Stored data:
_____

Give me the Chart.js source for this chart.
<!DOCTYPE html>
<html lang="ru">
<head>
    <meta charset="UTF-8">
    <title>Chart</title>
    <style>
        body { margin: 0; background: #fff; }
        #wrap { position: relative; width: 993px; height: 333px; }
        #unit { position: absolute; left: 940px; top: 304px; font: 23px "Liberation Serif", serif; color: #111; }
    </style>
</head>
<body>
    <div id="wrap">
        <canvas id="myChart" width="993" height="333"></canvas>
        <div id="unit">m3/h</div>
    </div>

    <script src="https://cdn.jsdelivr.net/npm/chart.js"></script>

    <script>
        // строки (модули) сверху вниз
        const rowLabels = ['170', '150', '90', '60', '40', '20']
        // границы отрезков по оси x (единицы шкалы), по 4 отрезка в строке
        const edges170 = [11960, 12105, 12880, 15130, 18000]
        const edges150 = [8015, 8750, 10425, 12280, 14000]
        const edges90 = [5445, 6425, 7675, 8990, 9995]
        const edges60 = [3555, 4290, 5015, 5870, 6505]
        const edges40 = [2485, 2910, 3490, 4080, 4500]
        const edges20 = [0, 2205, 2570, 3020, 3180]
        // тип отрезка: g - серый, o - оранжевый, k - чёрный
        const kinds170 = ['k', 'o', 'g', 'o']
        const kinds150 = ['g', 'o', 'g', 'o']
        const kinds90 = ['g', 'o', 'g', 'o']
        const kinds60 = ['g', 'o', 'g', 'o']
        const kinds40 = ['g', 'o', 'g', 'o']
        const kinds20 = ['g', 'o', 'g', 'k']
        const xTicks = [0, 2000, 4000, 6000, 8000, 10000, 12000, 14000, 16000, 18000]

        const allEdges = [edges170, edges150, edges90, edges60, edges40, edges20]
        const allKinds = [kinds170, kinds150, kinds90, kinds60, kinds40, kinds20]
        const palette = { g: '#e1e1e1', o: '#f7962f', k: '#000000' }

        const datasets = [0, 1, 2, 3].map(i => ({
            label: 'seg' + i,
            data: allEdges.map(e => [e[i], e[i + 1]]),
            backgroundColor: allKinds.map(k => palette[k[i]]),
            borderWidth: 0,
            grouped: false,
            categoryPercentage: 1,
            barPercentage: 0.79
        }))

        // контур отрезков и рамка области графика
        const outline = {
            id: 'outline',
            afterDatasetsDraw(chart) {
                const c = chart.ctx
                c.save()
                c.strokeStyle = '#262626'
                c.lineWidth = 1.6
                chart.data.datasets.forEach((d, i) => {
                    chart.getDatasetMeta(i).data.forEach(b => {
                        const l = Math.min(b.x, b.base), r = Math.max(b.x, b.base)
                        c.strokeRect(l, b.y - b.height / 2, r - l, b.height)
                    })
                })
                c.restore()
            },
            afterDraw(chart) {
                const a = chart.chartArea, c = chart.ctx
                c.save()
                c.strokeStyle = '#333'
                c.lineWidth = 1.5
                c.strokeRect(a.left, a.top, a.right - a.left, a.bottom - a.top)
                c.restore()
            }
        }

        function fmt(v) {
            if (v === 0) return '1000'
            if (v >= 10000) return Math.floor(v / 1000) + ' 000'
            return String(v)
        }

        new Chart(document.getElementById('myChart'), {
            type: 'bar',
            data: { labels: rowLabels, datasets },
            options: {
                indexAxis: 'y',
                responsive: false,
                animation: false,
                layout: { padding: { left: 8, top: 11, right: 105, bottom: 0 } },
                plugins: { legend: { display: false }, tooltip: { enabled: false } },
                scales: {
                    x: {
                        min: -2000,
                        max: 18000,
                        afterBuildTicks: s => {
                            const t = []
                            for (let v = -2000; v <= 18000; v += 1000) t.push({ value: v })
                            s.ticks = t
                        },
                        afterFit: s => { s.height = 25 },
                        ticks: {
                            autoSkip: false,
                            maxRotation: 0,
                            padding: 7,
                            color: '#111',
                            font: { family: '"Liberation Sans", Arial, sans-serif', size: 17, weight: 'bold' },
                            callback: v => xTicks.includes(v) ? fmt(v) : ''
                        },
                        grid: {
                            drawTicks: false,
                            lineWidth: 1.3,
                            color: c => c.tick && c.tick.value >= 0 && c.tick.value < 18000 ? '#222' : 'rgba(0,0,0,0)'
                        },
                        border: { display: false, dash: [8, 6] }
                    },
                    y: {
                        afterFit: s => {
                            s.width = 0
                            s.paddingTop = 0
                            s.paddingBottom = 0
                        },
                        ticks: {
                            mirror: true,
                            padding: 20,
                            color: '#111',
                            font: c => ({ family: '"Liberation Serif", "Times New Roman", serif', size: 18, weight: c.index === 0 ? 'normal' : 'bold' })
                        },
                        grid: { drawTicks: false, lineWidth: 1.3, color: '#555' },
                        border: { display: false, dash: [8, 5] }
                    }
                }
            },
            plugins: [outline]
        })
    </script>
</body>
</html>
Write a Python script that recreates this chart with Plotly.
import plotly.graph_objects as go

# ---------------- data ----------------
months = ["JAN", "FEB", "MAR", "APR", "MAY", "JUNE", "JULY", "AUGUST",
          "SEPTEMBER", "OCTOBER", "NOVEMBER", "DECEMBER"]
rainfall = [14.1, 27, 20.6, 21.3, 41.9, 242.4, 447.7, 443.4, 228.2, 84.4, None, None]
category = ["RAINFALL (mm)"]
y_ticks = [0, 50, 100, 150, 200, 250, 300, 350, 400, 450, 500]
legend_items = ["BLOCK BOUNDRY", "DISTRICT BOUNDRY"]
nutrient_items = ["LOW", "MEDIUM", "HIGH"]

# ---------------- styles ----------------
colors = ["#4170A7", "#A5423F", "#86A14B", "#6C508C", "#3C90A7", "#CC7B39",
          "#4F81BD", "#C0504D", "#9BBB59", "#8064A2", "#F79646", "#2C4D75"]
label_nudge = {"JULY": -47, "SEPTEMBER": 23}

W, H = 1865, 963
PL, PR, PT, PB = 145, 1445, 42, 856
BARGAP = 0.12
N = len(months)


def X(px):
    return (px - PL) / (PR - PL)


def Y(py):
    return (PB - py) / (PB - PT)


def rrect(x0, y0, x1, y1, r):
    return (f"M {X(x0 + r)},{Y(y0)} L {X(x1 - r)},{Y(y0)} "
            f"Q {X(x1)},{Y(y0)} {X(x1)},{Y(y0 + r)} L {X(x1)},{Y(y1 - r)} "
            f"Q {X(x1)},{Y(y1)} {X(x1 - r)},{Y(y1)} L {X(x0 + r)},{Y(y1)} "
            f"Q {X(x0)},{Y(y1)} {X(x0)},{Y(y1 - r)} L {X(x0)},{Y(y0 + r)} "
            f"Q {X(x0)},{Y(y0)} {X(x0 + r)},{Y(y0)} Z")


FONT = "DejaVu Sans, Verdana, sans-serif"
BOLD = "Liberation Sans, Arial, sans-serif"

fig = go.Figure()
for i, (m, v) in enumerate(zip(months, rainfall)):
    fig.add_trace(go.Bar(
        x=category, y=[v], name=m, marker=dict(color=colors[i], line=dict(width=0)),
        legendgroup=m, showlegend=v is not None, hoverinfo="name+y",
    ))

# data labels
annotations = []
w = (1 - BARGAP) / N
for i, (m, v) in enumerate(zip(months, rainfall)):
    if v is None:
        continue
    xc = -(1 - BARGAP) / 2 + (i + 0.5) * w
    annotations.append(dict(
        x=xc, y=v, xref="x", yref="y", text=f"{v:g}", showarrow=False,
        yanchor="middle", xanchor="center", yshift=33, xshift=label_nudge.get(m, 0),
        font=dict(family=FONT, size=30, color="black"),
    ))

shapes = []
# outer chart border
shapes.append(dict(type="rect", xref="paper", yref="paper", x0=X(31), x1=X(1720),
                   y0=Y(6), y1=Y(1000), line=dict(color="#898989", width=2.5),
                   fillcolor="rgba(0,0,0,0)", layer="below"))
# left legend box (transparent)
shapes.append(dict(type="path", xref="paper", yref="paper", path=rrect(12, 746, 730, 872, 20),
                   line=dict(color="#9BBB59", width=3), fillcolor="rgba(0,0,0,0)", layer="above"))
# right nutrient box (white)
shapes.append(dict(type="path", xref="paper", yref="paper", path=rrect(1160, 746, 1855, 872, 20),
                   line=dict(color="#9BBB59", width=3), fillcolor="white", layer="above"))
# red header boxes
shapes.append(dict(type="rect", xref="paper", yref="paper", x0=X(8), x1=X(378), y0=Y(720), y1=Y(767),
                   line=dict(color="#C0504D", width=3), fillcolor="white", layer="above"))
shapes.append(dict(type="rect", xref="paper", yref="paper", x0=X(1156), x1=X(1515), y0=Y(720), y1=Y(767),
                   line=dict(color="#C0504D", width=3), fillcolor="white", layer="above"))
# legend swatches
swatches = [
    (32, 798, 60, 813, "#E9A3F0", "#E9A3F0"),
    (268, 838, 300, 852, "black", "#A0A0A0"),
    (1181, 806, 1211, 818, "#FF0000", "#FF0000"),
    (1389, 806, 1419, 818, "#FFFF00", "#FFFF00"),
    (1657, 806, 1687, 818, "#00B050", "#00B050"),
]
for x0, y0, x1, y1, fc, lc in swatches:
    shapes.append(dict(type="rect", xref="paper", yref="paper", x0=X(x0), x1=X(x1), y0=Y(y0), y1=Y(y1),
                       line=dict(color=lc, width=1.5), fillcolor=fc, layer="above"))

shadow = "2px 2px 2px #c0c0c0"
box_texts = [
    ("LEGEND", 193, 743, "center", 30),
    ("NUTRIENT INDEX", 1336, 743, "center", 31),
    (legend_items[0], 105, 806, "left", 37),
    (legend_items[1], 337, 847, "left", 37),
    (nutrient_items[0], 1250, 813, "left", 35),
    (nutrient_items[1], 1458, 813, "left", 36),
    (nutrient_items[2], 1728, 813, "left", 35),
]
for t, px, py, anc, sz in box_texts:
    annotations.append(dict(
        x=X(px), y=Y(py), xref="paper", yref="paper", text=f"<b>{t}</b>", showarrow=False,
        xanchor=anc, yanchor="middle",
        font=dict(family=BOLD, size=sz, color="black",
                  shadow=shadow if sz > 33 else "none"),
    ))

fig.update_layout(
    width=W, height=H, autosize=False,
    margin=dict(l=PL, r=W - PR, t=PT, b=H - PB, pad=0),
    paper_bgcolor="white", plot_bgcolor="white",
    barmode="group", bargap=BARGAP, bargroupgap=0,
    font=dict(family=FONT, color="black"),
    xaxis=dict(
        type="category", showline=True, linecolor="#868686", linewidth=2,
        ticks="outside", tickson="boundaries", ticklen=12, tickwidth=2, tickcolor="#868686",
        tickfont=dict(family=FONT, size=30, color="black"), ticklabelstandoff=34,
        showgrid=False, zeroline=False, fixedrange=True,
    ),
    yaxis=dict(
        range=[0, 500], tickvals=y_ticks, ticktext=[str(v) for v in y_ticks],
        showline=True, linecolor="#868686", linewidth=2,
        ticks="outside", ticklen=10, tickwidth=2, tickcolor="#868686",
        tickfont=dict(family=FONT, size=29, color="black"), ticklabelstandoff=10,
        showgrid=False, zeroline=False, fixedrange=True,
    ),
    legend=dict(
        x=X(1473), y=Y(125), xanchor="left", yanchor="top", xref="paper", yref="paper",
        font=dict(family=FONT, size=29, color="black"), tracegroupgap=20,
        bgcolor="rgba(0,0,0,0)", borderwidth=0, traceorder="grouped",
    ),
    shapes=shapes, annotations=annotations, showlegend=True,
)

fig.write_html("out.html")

_____

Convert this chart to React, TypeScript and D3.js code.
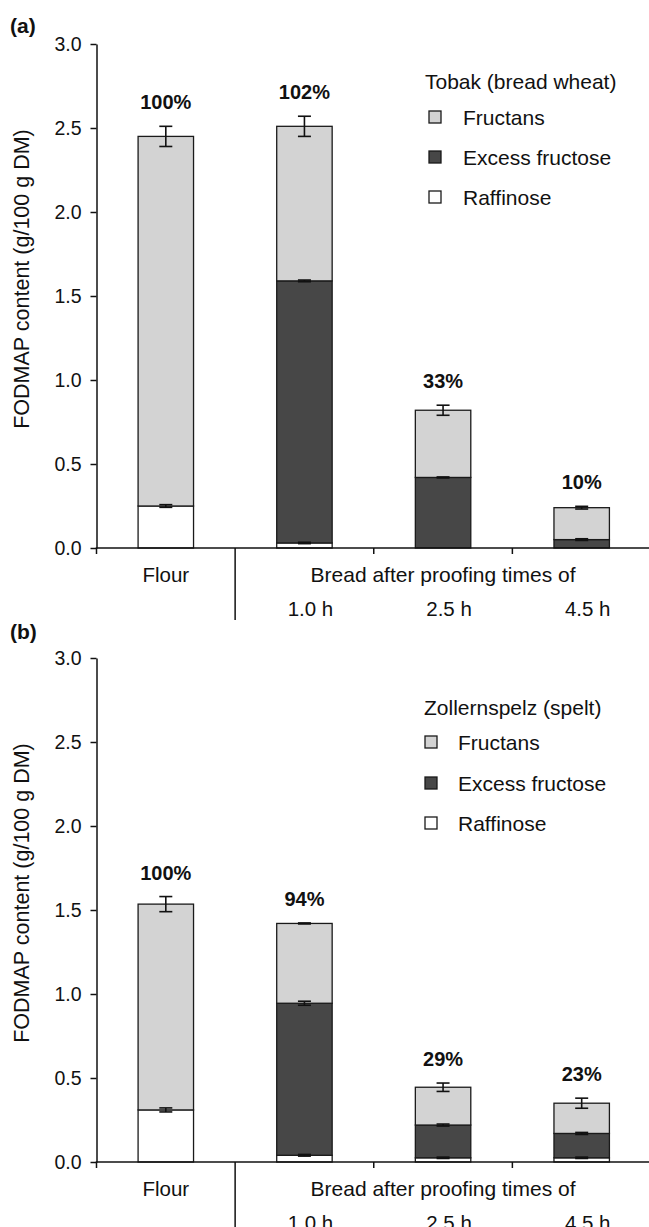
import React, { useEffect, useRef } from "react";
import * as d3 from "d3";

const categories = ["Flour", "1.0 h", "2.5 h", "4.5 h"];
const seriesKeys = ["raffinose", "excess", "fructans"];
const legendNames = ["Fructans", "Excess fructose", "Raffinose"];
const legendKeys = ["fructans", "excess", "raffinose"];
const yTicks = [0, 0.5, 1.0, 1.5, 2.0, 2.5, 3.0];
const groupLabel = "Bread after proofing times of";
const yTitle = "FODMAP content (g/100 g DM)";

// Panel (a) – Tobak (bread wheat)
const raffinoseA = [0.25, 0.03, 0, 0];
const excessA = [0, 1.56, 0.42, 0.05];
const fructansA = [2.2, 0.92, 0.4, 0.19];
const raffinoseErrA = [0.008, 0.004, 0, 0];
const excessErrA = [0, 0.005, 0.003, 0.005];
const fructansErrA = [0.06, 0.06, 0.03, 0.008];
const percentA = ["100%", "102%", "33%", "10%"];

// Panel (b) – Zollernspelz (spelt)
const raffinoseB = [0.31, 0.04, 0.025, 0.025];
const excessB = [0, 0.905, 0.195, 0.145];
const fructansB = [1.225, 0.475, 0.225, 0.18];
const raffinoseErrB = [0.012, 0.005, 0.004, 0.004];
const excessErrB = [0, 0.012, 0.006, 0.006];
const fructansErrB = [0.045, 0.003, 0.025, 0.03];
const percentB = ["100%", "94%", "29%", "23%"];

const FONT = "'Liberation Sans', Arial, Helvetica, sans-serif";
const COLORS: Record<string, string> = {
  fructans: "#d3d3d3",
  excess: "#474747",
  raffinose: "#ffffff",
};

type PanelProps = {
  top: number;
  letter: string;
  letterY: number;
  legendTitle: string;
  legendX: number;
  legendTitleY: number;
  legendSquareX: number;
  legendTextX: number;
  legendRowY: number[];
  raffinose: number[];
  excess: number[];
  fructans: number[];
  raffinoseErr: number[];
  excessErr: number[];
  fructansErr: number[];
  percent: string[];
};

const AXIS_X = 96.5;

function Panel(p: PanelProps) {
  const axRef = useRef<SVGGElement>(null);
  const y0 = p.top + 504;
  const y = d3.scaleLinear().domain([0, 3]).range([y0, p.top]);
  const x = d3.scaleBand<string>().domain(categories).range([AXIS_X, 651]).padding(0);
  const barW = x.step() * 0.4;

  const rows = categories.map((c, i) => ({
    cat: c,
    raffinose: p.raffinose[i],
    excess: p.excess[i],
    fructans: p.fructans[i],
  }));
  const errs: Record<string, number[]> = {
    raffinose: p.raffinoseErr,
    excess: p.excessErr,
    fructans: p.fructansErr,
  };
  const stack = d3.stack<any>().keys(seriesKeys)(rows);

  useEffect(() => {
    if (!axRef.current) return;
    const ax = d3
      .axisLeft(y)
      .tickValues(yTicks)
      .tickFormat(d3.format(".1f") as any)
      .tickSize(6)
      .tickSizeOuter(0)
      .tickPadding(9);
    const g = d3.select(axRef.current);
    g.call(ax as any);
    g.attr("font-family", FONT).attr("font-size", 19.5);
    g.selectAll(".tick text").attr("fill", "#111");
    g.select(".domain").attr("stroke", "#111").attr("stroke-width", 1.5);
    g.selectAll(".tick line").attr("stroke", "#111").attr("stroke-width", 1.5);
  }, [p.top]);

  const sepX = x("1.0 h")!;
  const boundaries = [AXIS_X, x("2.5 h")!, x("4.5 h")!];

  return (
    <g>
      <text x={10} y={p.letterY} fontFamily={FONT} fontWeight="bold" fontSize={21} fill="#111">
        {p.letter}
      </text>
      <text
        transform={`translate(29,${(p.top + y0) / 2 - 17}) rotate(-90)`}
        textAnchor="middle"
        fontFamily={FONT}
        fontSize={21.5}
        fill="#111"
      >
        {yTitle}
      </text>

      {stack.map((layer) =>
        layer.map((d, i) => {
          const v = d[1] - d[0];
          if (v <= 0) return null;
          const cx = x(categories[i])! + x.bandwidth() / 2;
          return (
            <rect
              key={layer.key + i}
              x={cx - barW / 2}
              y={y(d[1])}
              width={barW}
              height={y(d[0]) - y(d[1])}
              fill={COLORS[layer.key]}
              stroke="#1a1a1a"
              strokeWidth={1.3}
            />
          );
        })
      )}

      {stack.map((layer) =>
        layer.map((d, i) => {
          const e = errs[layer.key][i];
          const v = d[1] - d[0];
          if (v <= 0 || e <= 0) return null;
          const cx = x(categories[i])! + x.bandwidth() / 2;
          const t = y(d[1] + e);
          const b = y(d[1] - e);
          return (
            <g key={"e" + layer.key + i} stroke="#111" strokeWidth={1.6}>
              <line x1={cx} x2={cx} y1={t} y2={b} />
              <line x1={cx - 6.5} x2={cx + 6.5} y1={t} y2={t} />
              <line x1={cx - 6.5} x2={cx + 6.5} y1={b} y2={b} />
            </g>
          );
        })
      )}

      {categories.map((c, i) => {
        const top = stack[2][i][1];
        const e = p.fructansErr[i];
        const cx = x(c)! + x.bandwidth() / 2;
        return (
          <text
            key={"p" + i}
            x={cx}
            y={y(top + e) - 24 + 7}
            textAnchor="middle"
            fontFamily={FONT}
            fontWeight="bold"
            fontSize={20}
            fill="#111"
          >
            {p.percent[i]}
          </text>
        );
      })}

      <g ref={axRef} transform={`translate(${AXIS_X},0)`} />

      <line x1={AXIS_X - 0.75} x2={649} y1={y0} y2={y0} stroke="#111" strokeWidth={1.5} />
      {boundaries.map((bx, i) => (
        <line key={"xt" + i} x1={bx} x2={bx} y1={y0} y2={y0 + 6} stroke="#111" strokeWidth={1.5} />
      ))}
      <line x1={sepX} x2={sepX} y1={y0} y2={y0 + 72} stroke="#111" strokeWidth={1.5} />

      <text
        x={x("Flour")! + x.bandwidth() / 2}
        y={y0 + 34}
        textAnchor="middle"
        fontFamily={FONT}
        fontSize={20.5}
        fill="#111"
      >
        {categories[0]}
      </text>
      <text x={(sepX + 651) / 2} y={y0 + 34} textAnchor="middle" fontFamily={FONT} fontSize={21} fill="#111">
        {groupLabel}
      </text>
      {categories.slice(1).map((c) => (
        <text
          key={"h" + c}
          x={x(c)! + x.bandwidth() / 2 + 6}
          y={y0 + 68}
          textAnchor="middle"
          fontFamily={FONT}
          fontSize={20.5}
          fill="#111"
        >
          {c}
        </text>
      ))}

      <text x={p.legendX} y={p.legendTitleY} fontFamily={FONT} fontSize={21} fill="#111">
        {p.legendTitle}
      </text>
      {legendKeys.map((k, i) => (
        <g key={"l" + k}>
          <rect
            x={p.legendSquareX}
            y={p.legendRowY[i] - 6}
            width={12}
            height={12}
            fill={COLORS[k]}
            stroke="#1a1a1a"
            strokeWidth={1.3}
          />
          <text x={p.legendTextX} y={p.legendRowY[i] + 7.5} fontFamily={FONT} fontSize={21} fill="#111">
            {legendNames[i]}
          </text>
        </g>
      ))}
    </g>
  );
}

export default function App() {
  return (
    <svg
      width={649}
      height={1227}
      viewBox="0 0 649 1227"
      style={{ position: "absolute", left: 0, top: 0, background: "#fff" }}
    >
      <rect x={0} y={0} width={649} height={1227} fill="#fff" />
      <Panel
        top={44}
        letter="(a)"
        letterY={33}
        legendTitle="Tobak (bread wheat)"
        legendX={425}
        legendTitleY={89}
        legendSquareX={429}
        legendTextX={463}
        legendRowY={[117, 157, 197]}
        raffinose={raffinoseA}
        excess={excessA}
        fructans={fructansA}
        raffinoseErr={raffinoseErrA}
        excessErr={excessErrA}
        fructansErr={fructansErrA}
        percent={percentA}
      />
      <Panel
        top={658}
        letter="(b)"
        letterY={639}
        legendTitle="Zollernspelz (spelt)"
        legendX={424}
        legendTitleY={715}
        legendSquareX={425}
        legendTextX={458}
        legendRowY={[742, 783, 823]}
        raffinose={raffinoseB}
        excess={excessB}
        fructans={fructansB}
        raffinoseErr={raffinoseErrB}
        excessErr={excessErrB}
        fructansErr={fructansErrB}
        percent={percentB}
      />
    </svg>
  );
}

_____

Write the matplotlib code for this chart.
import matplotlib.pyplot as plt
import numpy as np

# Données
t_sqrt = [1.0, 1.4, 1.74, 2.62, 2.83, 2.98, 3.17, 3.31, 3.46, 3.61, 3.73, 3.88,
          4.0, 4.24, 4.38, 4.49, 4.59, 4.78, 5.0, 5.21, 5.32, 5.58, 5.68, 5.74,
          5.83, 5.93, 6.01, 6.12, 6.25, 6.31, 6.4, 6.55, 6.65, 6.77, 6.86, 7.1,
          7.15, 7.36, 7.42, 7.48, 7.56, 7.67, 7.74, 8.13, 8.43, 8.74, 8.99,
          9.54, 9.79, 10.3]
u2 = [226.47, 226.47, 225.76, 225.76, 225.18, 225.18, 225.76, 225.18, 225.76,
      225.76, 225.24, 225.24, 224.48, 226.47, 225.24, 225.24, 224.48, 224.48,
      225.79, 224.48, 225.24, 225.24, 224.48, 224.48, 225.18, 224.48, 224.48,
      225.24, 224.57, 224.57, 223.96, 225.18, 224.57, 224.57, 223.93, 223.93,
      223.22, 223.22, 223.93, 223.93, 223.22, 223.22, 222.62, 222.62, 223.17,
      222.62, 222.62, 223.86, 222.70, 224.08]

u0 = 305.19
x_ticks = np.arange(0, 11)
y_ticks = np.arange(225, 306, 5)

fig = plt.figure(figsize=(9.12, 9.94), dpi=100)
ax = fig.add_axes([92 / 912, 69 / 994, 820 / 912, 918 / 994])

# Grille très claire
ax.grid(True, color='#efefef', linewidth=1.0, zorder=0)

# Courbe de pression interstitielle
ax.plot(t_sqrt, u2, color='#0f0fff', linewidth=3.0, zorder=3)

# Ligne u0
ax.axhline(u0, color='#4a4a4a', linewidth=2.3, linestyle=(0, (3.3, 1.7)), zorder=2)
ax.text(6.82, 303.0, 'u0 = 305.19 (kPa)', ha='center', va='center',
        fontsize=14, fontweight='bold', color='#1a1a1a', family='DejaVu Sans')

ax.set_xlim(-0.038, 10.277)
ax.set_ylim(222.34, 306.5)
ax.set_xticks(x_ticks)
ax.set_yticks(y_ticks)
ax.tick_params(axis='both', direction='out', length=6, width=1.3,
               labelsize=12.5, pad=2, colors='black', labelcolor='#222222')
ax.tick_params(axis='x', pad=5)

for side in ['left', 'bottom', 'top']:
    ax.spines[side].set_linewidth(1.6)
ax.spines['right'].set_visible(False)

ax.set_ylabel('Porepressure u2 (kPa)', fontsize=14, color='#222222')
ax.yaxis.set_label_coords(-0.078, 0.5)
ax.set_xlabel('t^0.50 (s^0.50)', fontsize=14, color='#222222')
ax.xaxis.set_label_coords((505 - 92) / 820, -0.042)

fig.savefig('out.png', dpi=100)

_____

Skip the pictures and repeat, word for word, the lines from the one containing "Convert this chart" to the one containing "content (g/100 g", keeping both of those lines.

Convert this chart to React, TypeScript and D3.js code.
import React, { useEffect, useRef } from "react";
import * as d3 from "d3";

const categories = ["Flour", "1.0 h", "2.5 h", "4.5 h"];
const seriesKeys = ["raffinose", "excess", "fructans"];
const legendNames = ["Fructans", "Excess fructose", "Raffinose"];
const legendKeys = ["fructans", "excess", "raffinose"];
const yTicks = [0, 0.5, 1.0, 1.5, 2.0, 2.5, 3.0];
const groupLabel = "Bread after proofing times of";
const yTitle = "FODMAP content (g/100 g DM)";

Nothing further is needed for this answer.